Pierluigi Di Peppe, Brescia
Grazie, gentile amica e gentili amici per la schiettezza con cui avete reagito a quel mio dialogo con il signor Scognamiglio che avevo intitolato «Che cosa significa saper difendere la nostra cultura (e cosa sporca di più)» (clicca qui per leggere). La signora Abate Hofelich vede bene come dall’estero hanno guardato e guardano agli italiani, non tutti, ma certamente coloro che su di noi nutrono pregiudizi e confezionano pessime caricature. Il dottor Ortolina, che è stato anche sindaco della sua città, conosce a fondo il valore delle regole più semplici e conferma che la sregolatezza maleducata e persino cialtrona non ha passaporto. Il signor Di Peppe, invece, confonde gli uni e le altre: i pregiudizi e le regole. L’orina sui muri, la sporcizia, secondo questo schema (sbilenco) e questa (il)logica è sempre e solo quella degli altri, degli stranieri.
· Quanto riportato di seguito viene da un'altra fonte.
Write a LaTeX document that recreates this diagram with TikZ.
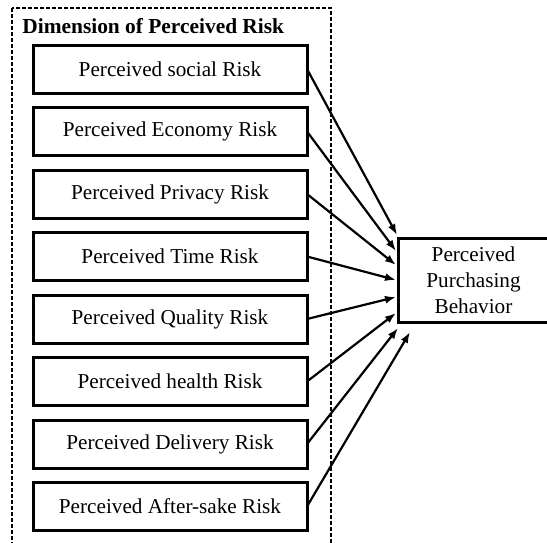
\documentclass[tikz,border=0pt]{standalone}
\usepackage{fontspec}
\setmainfont{Liberation Serif}
\usetikzlibrary{arrows.meta, positioning, calc}
\tikzset{
  riskbox/.style={rectangle, draw=black, line width=1.5pt, fill=white,
              minimum width=137pt, minimum height=24pt, inner sep=2pt,
              outer sep=0pt, font=\fontsize{10.6}{13}\selectfont},
  resultbox/.style={rectangle, draw=black, line width=1.5pt, fill=white,
              minimum width=75.5pt, minimum height=42pt, align=center,
              outer sep=0pt, font=\fontsize{10.6}{13}\selectfont},
  dimframe/.style={draw=black, line width=0.75pt, dash pattern=on 2pt off 1pt},
  arrow/.style={-{Latex[length=5.5pt,width=4pt]}, line width=1.1pt, color=black},
}

\begin{document}
\begin{tikzpicture}[x=0.5pt, y=-0.5pt, node distance=7.25pt]
  \clip (0,0) rectangle (547,542);

  % dashed frame around the risk dimensions
  \draw[dimframe] (12,8) rectangle (331,560);
  \node[anchor=base west, inner sep=0pt, font=\fontsize{10.7}{13}\selectfont\bfseries] (dimtitle) at (22,33)
       {Dimension of Perceived Risk};

  \node[riskbox] (social) at (170,69) {Perceived social Risk};
  \node[riskbox, below=of social] (economy) {Perceived Economy Risk};
  \node[riskbox, below=of economy] (privacy) {Perceived Privacy Risk};
  \node[riskbox, below=of privacy] (time) {Perceived Time Risk};
  \node[riskbox, below=of time] (quality) {Perceived Quality Risk};
  \node[riskbox, below=of quality] (health) {Perceived health Risk};
  \node[riskbox, below=of health] (delivery) {Perceived Delivery Risk};
  \node[riskbox, below=of delivery] (aftersale) {Perceived After-sake Risk};

  \node[resultbox] (behavior) at (473.5,280) {Perceived\\Purchasing\\Behavior};

  \draw[arrow] (social.east) -- ($(behavior.west)+(-1,-45)$);
  \draw[arrow] (economy.east) -- ($(behavior.west)+(-2,-29)$);
  \draw[arrow] (privacy.east) -- ($(behavior.west)+(-2,-15)$);
  \draw[arrow] (time.east) -- ($(behavior.west)+(-2,0)$);
  \draw[arrow] (quality.east) -- ($(behavior.west)+(-2,17)$);
  \draw[arrow] (health.east) -- ($(behavior.west)+(-2,33)$);
  \draw[arrow] (delivery.east) -- ($(behavior.west)+(0,48)$);
  \draw[arrow] (aftersale.east) -- ($(behavior.west)+(12,52)$);
\end{tikzpicture}
\end{document}
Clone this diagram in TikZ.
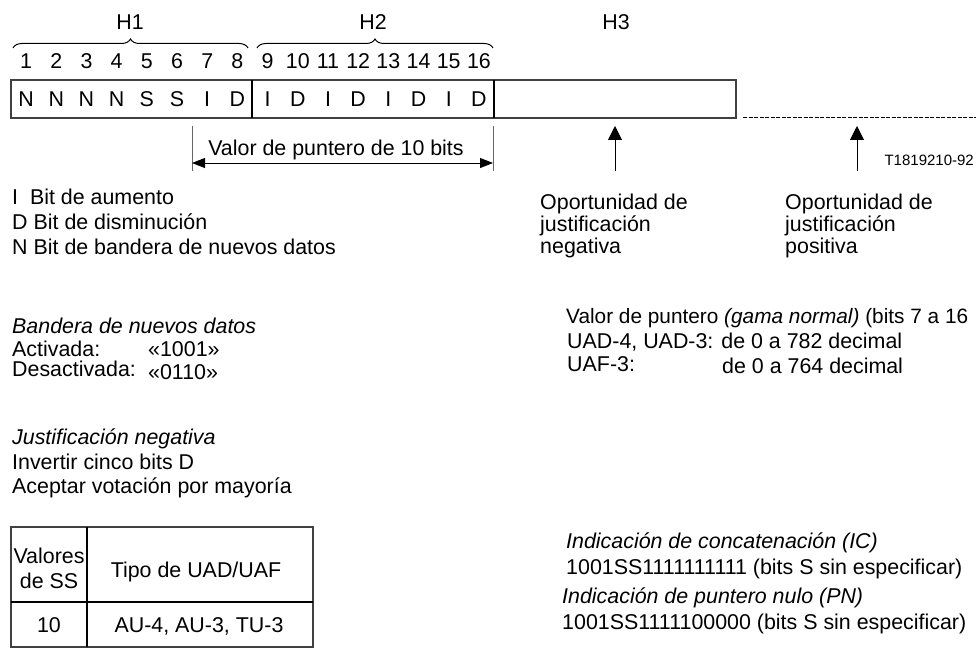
\documentclass[tikz,border=0pt]{standalone}
\usepackage{fontspec}
\setmainfont{Liberation Sans}
\usetikzlibrary{arrows.meta,decorations.pathreplacing}
\begin{document}
\begin{tikzpicture}[x=1pt,y=-1pt,
  font=\fontsize{21.4}{24}\selectfont,
  txt/.style={anchor=base west,inner sep=0pt},
  ctr/.style={anchor=base,inner sep=0pt},
  frame/.style={line width=1.2pt,draw=black!75},
  sep/.style={line width=1.4pt,draw=black},
  dim/.style={line width=0.9pt,draw=black!60},
  dimarrow/.style={line width=0.9pt,{Triangle[length=13pt,width=10pt]}-{Triangle[length=13pt,width=10pt]}},
  uparrow/.style={line width=0.9pt,-{Triangle[length=14pt,width=14pt]}},
  bracestyle/.style={decorate,decoration={brace,amplitude=9pt},line width=1pt}]
\useasboundingbox (0,0) rectangle (976,655);

% headers
\node[ctr] (h1) at (130,30) {H1};
\node[ctr] (h2) at (373,30) {H2};
\node[ctr] (h3) at (616,30) {H3};
\draw[bracestyle] (13,48) -- (248,48);
\draw[bracestyle] (257,48) -- (493,48);

% bit numbers and letters
\foreach \i/\l in {1/N,2/N,3/N,4/N,5/S,6/S,7/I,8/D,9/I,10/D,11/I,12/D,13/I,14/D,15/I,16/D}{
  \node[ctr] (n\i) at ({11+(\i-0.5)*30.1875},68.5) {\i};
  \node[ctr] (b\i) at ({11+(\i-0.5)*30.1875},107) {\l};
}
\draw[frame] (11,80) rectangle (736,118);
\draw[sep] (252,80) -- (252,118);
\draw[sep] (494,80) -- (494,118);
\draw[line width=1pt,dash pattern=on 4pt off 1.5pt] (743,117.5) -- (976,117.5);

% pointer value dimension
\coordinate (d1t) at (192,126);
\coordinate (d1b) at (192,171);
\coordinate (d2t) at (493,126);
\coordinate (d2b) at (493,171);
\draw[dim] (d1t) -- (d1b);
\draw[dim] (d2t) -- (d2b);
\coordinate (a1) at (192,163);
\coordinate (a2) at (493,163);
\draw[dimarrow] (a1) -- (a2);
\node[ctr] (pv) at (336,155.5) {Valor de puntero de 10 bits};

% justification arrows
\coordinate (j1b) at (615,171);
\coordinate (j1t) at (615,126);
\coordinate (j2b) at (857,171);
\coordinate (j2t) at (857,126);
\draw[uparrow] (j1b) -- (j1t);
\draw[uparrow] (j2b) -- (j2t);
\node[anchor=base east,inner sep=0pt,font=\fontsize{15}{18}\selectfont] (tid) at (974,165) {T1819210-92};

\node[txt] (opn1) at (540,209) {Oportunidad de};
\node[txt] (opn2) at (540,231) {justificación};
\node[txt] (opn3) at (540,253) {negativa};
\node[txt] (opp1) at (785,209) {Oportunidad de};
\node[txt] (opp2) at (785,231) {justificación};
\node[txt] (opp3) at (785,253) {positiva};

% legend
\node[txt] (li) at (12,204.5) {I\ \ Bit de aumento};
\node[txt] (ld) at (12,229.5) {D Bit de disminución};
\node[txt] (ln) at (12,254.5) {N Bit de bandera de nuevos datos};

% new data flag
\node[txt] (bnd) at (12,333.5) {\itshape Bandera de nuevos datos};
\node[txt] (act) at (12,356) {Activada:};
\node[txt] (actv) at (148,356) {«1001»};
\node[txt] (des) at (12,376) {Desactivada:};
\node[txt] (desv) at (148,379.5) {«0110»};

% negative justification
\node[txt] (jn) at (12,444.5) {\itshape Justificación negativa};
\node[txt] (inv) at (12,469.5) {Invertir cinco bits D};
\node[txt] (acp) at (12,493.5) {Aceptar votación por mayoría};

% table
\draw[frame] (11,527) rectangle (313,647);
\draw[sep] (11,602) -- (313,602);
\draw[sep] (87,527) -- (87,647);
\node[ctr] (tv1) at (49,563.5) {Valores};
\node[ctr] (tv2) at (49,588) {de SS};
\node[ctr] (tt) at (196,577.5) {Tipo de UAD/UAF};
\node[ctr] (t10) at (49,632) {10};
\node[ctr] (tau) at (199,632) {AU-4, AU-3, TU-3};

% pointer value range
\node[txt,font=\fontsize{20.8}{24}\selectfont] (vp) at (566,323.5) {Valor de puntero \textit{(gama normal)} (bits 7 a 16};
\node[txt] (uad) at (567,348.5) {UAD-4, UAD-3: de 0 a 782 decimal};
\node[txt] (uaf) at (567,371.5) {UAF-3:};
\node[txt] (uafv) at (722,373.5) {de 0 a 764 decimal};

% concatenation and null pointer
\node[txt] (ic) at (566,548.5) {\itshape Indicación de concatenación (IC)};
\node[txt] (icv) at (566,574.5) {1001SS1111111111 (bits S sin especificar)};
\node[txt] (pn) at (562,603.5) {\itshape Indicación de puntero nulo (PN)};
\node[txt] (pnv) at (562,629.5) {1001SS1111100000 (bits S sin especificar)};
\end{tikzpicture}
\end{document}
Basta pensarci su per rendersi conto dell’assurdità dell’affermazione che può anche salire alle labbra e finire nero su bianco dopo uno scontro verbale come quello che il lettore descrive nella sua lettera, ma non può essere ripetuta a mente fredda!
Pensare, questa resistenza attiva alla banalità anche feroce dei luoghi comuni, è alla portata di tutti. Ed è una sana abitudine, soprattutto per chi crede – con buona pace di quanti sostengono il contrario (altro pregiudizio!). Il signor Di Peppe e io la pensiamo alla stessa maniera e usiamo – meno male! – le stesse parole su una questione cruciale. Mi riferisco a quando il lettore bresciano scrive che «nessuno, italiano o no, deve poter pensare: "Siamo in Italia, tutto è permesso!"». Appunto. In Italia non si orina contro i muri e non si può parlare dimostrando xenofobia e razzismo. Non è permesso, e non ce lo dobbiamo permettere: per educazione e per civiltà, prima che per legge. Anche perché quando qualcuno, o magari più d’uno, si sente autorizzato a dire, o comunque mostra di ritenere, che l’orina sporca e manda cattivo odore più della xenofobia e del razzismo, di solito cominciano i guai... E noi italiani ed europei quei guai li abbiamo avuti e vissuti in modo terribile sulla pelle dei "diversi" e dei più deboli, e sono convinto che non li vogliamo più. Vogliamo giustamente città pulite e gente che semplicemente sa che cos’è il rispetto reciproco. Se questo è "perbenismo", me ne vanto. Ma per me è buona educazione, cittadinanza e concittadinanza. E anche buona fede.